Według informacji naszych reporterów, decyzja o cofnięciu Mazurowi zarzutów już praktycznie zapadła, ale oficjalnie będzie to ogłoszone nieprędko. Rzecznik Prokuratury Apelacyjnej w Łodzi Jarosław Szubert nadal stoi na stanowisku, że rozważenie, czy cofnąć zarzuty Edwardowi Mazurowi, to jeszcze kwestia czasu. Tego rodzaju decyzja wymaga zgromadzenia wszystkich dostępnych dowodów, wymaga rozważenia wszystkich informacji dowodowych, jakie są do uzyskania - podkreśla Szubert.
Jak jednak ustalili nasi reporterzy, nowe dowody w sprawie zabójstwa generała Papały wykluczają teorię, że Mazur podżegał do morderstwa i był jego zleceniodawcą, a co za tym idzie - trzeba będzie się z tych zarzutów wycofać.
Według informacji naszych reporterów, sam Edward Mazur najprawdopodobniej złoży wniosek o oczyszczenie go z zarzutów. Na razie jego adwokat w Polsce Piotr Kruszyński nie chce udzielać żadnych informacji w tej kwestii. Sam Mazur wielokrotnie podkreślał, że jest w tej sprawie niewinny.
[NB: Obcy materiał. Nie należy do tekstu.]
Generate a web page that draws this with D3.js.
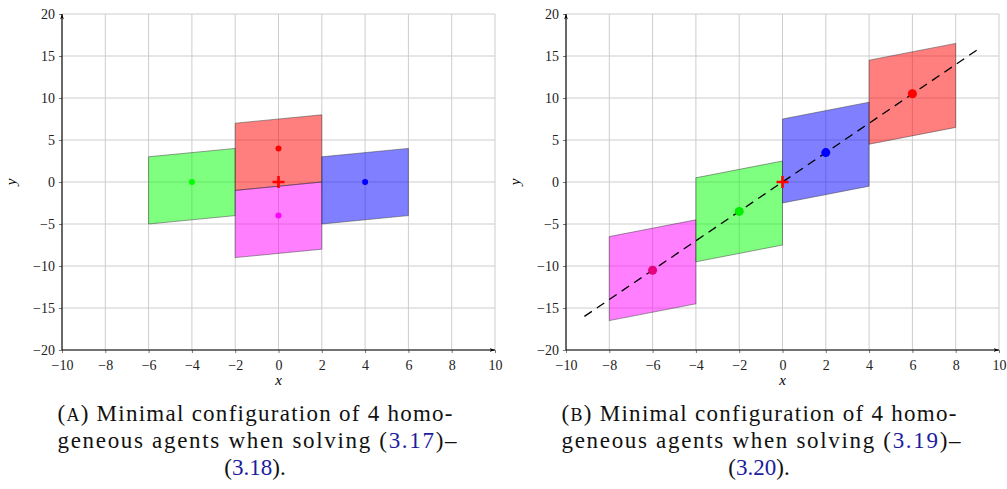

Ja nigdy nie miałem nic wspólnego (z tą sprawą - RMF FM) - powiedział nam w rozmowie telefonicznej.
Jak dowiedzieli się nasi dziennikarze, decyzja o cofnięciu Edwardowi Mazurowi zarzutów zapadła w ścisłym kierownictwie Prokuratury Generalnej w konsultacji z prowadzącymi śledztwo.
W związku z nowymi informacjami w sprawie zabójstwa Papały stołeczny sąd zdecydował w poniedziałek o odroczeniu procesu dwóch gangsterów - Andrzeja Z., pseudonim "Słowik", i Ryszarda Boguckiego. Obaj są oskarżeni o nakłanianie do zabicia byłego szefa policji, a Bogucki również o obserwowanie miejsca zbrodni. Nie przyznają się do winy.
Sąd postanowił zwrócić się do prokuratury w Łodzi o przekazanie materiałów z jej śledztwa. Chce też, by prokuratura warszawska - która w 2009 roku oskarżyła Boguckiego i "Słowika" - i prokuratura łódzka ustaliły wspólne stanowisko, czy popierają akt oskarżenia przeciwko gangsterom.